Exercise instructions:
From the entries below, copy every line holding the word "that".

(Charts and diagrams as code)
— Begin —

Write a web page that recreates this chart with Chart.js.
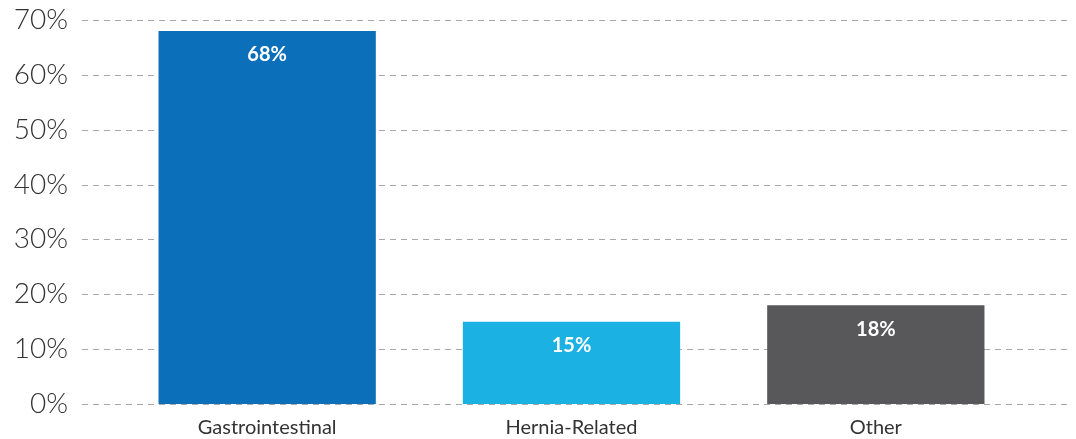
<!DOCTYPE html>
<html>
<head>
<meta charset="utf-8">
<script src="https://cdn.jsdelivr.net/npm/chart.js@4"></script>
<style>
  html, body { margin: 0; padding: 0; background: #fff; overflow: hidden; }
  canvas { display: block; }
</style>
</head>
<body>
<canvas id="chart" width="1076" height="439"></canvas>
<script>
const categories = ['Gastrointestinal', 'Hernia-Related', 'Other'];
const shares = [68, 15, 18];
const barColors = ['#0b70b9', '#1bb1e3', '#58585a'];
const yTicks = [0, 10, 20, 30, 40, 50, 60, 70];

const FONT = 'Lato, "Open Sans", sans-serif';

// dashed grid that runs past the plot area on both sides
const wideGrid = {
    id: 'wideGrid',
    beforeDatasetsDraw(chart) {
        const y = chart.scales.y;
        const ctx = chart.ctx;
        ctx.save();
        ctx.strokeStyle = '#a8a8a8';
        ctx.lineWidth = 1;
        ctx.setLineDash([6, 5]);
        y.ticks.forEach(t => {
            const py = Math.round(y.getPixelForValue(t.value)) + 0.5;
            ctx.beginPath();
            ctx.moveTo(82, py);
            ctx.lineTo(1068, py);
            ctx.stroke();
        });
        ctx.restore();
    }
};

// value labels inside the top of each bar
const barLabels = {
    id: 'barLabels',
    afterDatasetsDraw(chart) {
        const ctx = chart.ctx;
        const meta = chart.getDatasetMeta(0);
        ctx.save();
        ctx.fillStyle = '#ffffff';
        ctx.font = 'bold 20px ' + FONT;
        ctx.textAlign = 'center';
        ctx.textBaseline = 'middle';
        meta.data.forEach((bar, i) => {
            ctx.fillText(shares[i] + '%', bar.x, bar.y + 24);
        });
        ctx.restore();
    }
};

new Chart(document.getElementById('chart'), {
    type: 'bar',
    data: {
        labels: categories,
        datasets: [{
            data: shares,
            backgroundColor: barColors,
            borderWidth: 0,
            barPercentage: 0.714,
            categoryPercentage: 1
        }]
    },
    options: {
        responsive: false,
        animation: false,
        layout: { padding: { left: 0, right: 48, top: 20, bottom: 0 } },
        plugins: { legend: { display: false }, tooltip: { enabled: false } },
        scales: {
            x: {
                afterFit(scale) { scale.height = 35; },
                grid: { display: false, drawTicks: false },
                border: { display: false },
                ticks: { color: '#333', font: { family: FONT, size: 20 }, padding: 12, maxRotation: 0 }
            },
            y: {
                min: 0,
                max: 70,
                afterFit(scale) {
                    scale.width = 115;
                    scale.paddingTop = 0;
                    scale.paddingBottom = 0;
                },
                afterBuildTicks(scale) { scale.ticks = yTicks.map(v => ({ value: v })); },
                grid: { display: false, drawTicks: false },
                border: { display: false },
                ticks: {
                    color: '#333',
                    font: { family: FONT, size: 28, weight: 300 },
                    padding: 47,
                    callback: v => v + '%'
                }
            }
        }
    },
    plugins: [wideGrid, barLabels]
});
</script>
</body>
</html>
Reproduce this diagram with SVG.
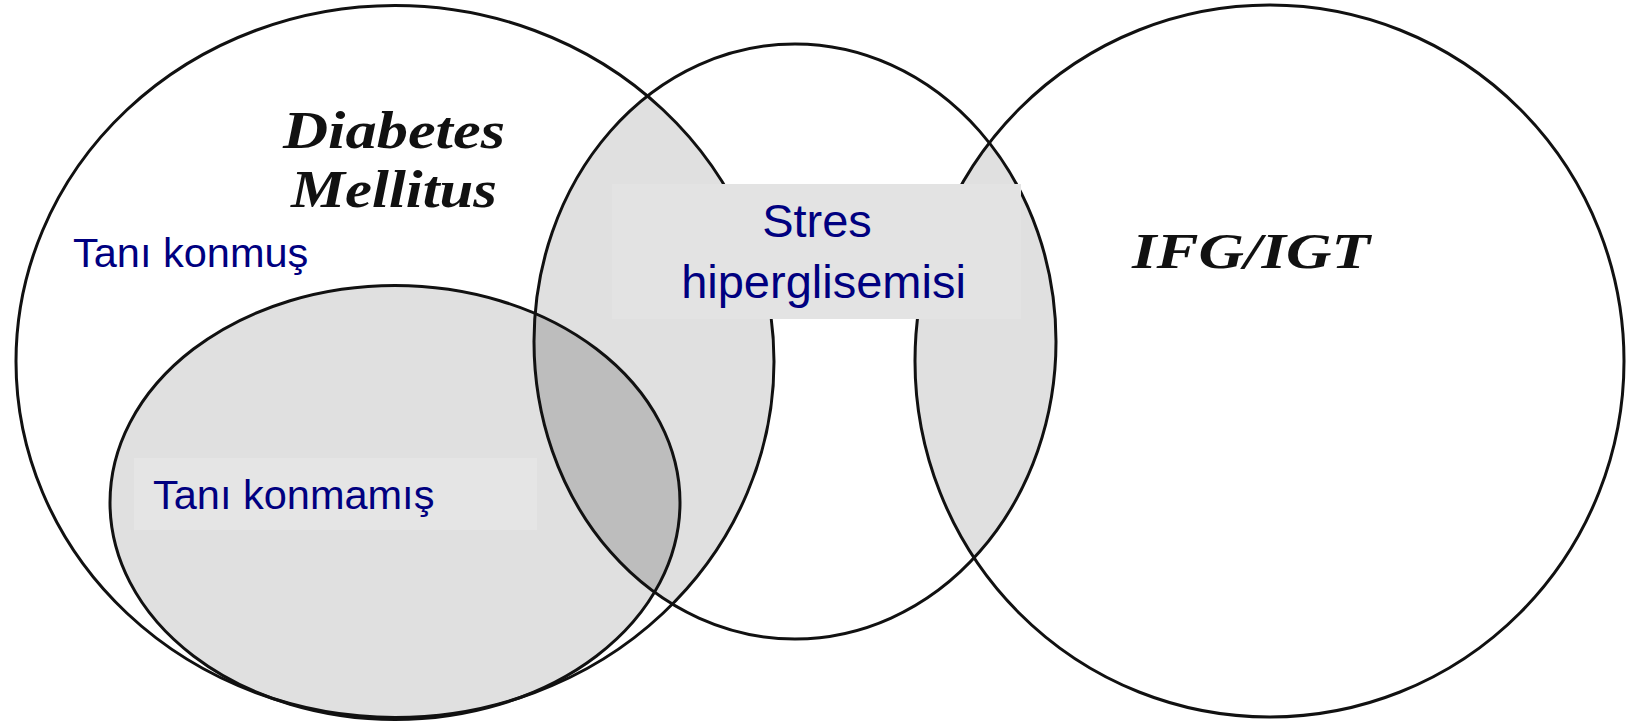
<svg xmlns="http://www.w3.org/2000/svg" width="1628" height="723" viewBox="0 0 1628 723">
  <style>
    .ring { fill: none; stroke: #111; stroke-width: 3; }
    .shade { fill: #e0e0e0; }
    .dark { fill: #bdbdbd; }
    .lbl { font-family: "Liberation Sans", Arial, sans-serif; fill: #000080; }
    .ttl { font-family: "Liberation Serif", "Times New Roman", serif; font-weight: bold; font-style: italic; fill: #111; }
  </style>
  <defs>
    <ellipse id="c1" cx="395" cy="361.5" rx="379" ry="356"/>
    <ellipse id="c2" cx="795" cy="341.5" rx="261" ry="297.5"/>
    <ellipse id="c3" cx="1269.5" cy="361" rx="354.5" ry="356"/>
    <ellipse id="c4" cx="395" cy="502.5" rx="285" ry="217"/>
    <clipPath id="clip1"><use href="#c1"/></clipPath>
    <clipPath id="clip2"><use href="#c2"/></clipPath>
    <clipPath id="clip3"><use href="#c3"/></clipPath>
  </defs>
  <rect width="1628" height="723" fill="#fff"/>

  <g id="shading">
    <use href="#c4" class="shade"/>
    <use href="#c2" class="shade" clip-path="url(#clip1)"/>
    <use href="#c2" class="shade" clip-path="url(#clip3)"/>
    <use href="#c4" class="dark" clip-path="url(#clip2)"/>
  </g>

  <g id="diabetes-mellitus">
    <use href="#c1" class="ring"/>
    <text class="ttl" x="394" y="148" font-size="53" text-anchor="middle" textLength="222" lengthAdjust="spacingAndGlyphs">Diabetes</text>
    <text class="ttl" x="394" y="207" font-size="53" text-anchor="middle" textLength="206" lengthAdjust="spacingAndGlyphs">Mellitus</text>
  </g>

  <g id="stres-hiperglisemisi">
    <use href="#c2" class="ring"/>
  </g>

  <g id="ifg-igt">
    <use href="#c3" class="ring"/>
    <text class="ttl" x="1251" y="268" font-size="50" text-anchor="middle" textLength="238" lengthAdjust="spacingAndGlyphs">IFG/IGT</text>
  </g>

  <g id="tani-konmamis">
    <use href="#c4" class="ring"/>
    <rect x="134" y="458" width="403" height="72" fill="#e5e5e5"/>
    <text class="lbl" x="153" y="509" font-size="41.5">Tanı konmamış</text>
  </g>

  <g id="tani-konmus">
    <rect x="53" y="215" width="299" height="70" fill="#fff"/>
    <text class="lbl" x="73" y="267" font-size="41.5">Tanı konmuş</text>
  </g>

  <g id="stres-label">
    <rect x="612" y="184" width="409" height="135" fill="#e3e3e3"/>
    <text class="lbl" x="817" y="237" font-size="47" text-anchor="middle">Stres</text>
    <text class="lbl" x="823.5" y="298" font-size="47" text-anchor="middle">hiperglisemisi</text>
  </g>
</svg>
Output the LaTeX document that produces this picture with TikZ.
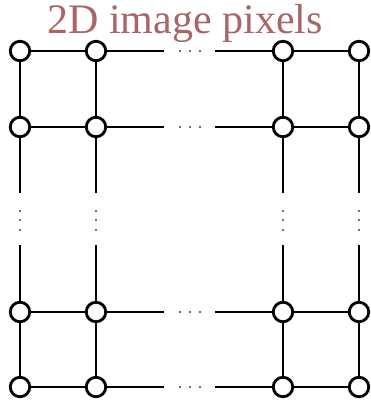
\documentclass[tikz,border=0pt]{standalone}
\usepackage{fontspec}
\setmainfont{Liberation Serif}
\definecolor{titlecol}{RGB}{168,102,102}
\begin{document}
\begin{tikzpicture}[x=1pt,y=-1pt,
  px/.style={circle,draw=black,fill=white,line width=2.8pt,minimum size=19.5pt,inner sep=0pt},
  edge/.style={line width=2.7pt},
  thinedge/.style={line width=1.5pt},
  dotmark/.style={circle,fill=black!75,inner sep=0pt,minimum size=2.2pt}]
\useasboundingbox (0,0) rectangle (371,408);
\node[text=titlecol,font=\fontsize{42}{42}\selectfont,anchor=base] (title) at (185,33) {2D image pixels};
% node grid
\foreach \c/\x in {1/20,2/96,3/283,4/359}{
  \foreach \r/\y in {1/51,2/127,3/312,4/387}{
    \coordinate (p\c\r) at (\x,\y);
  }
}
% coordinates for gaps
\foreach \r/\y in {1/51,2/127,3/312,4/387}{
  \coordinate (hl\r) at (164,\y);
  \coordinate (hr\r) at (215,\y);
  \foreach \k/\dx in {a/180,b/190,c/200}{ \node[dotmark] (hd\r\k) at (\dx,\y) {}; }
}
\foreach \c/\x in {1/20,2/96,3/283,4/359}{
  \coordinate (vt\c) at (\x,193);
  \coordinate (vb\c) at (\x,245);
  \foreach \k/\dy in {a/211,b/220,c/230}{ \node[dotmark] (vd\c\k) at (\x,\dy) {}; }
}
% horizontal edges
\foreach \r in {1,2,4}{
  \draw[edge] (p1\r) -- (p2\r) -- (hl\r);
  \draw[edge] (hr\r) -- (p3\r) -- (p4\r);
}
\draw[thinedge] (p13) -- (p23) -- (hl3);
\draw[thinedge] (hr3) -- (p33) -- (p43);
% vertical edges
\foreach \c in {1,2,3,4}{
  \draw[edge] (p\c1) -- (p\c2) -- (vt\c);
  \draw[edge] (vb\c) -- (p\c3) -- (p\c4);
}
% pixel nodes
\foreach \c in {1,2,3,4}{
  \foreach \r in {1,2,3,4}{
    \node[px] (n\c\r) at (p\c\r) {};
  }
}
\end{tikzpicture}
\end{document}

— End —

Written answer:
Write a web page that recreates this chart with Chart.js.
// dashed grid that runs past the plot area on both sides
Output the LaTeX document that produces this picture with TikZ.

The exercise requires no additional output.